The post then continues with some discussion and comparison of various translations, before getting around to describing the NIV as “a translation that I cannot recommend weakly enough.” This is because, although the author of the post praises the expressed aim of finding a balance between strict verbal equivalence and an extreme form of dynamic equivalence, the translators’ “rigid adherence to evangelical Protestantism belies their intention to present the Bible with its ‘original’ meaning, and even draws meanings from the Bible that are patently absent in the Hebrew altogether.” The example given to illustrate this point is Jonah 3:3b, where the NIV translates “Now Nineveh was a very important city – a visit required three days.”
The Hebrew could be more literally (and more accurately) translated, as e.g. in the KJV, as “Now Nineveh was an exceeding great city of three days’ journey.” Why did the NIV opt to translate this differently? Simple: the plain, literal meaning of the text is wrong.
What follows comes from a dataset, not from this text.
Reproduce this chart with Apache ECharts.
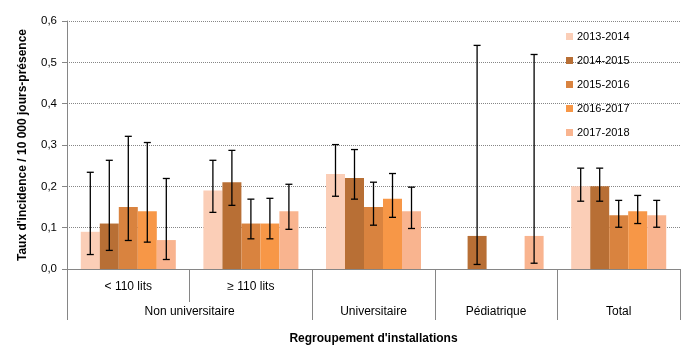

And so to allow readers of the NIV’s English translation to persist in their mistaken belief that it is possible to believe the Bible to be completely factual when read at face value, they ‘did what had to be done’, and offered instead of a translation of what the Hebrew actually says, something else that is different from the meaning of the Hebrew but has the advantage of actually being correct.
I’ve looked at other examples on this blog before. I wonder, now that work has begun on a revision of the New International Version, such aspects of the classic NIV will be preserved, or whether this time they will put translating what the Bible actually says above offering Biblical literalists something they can believe.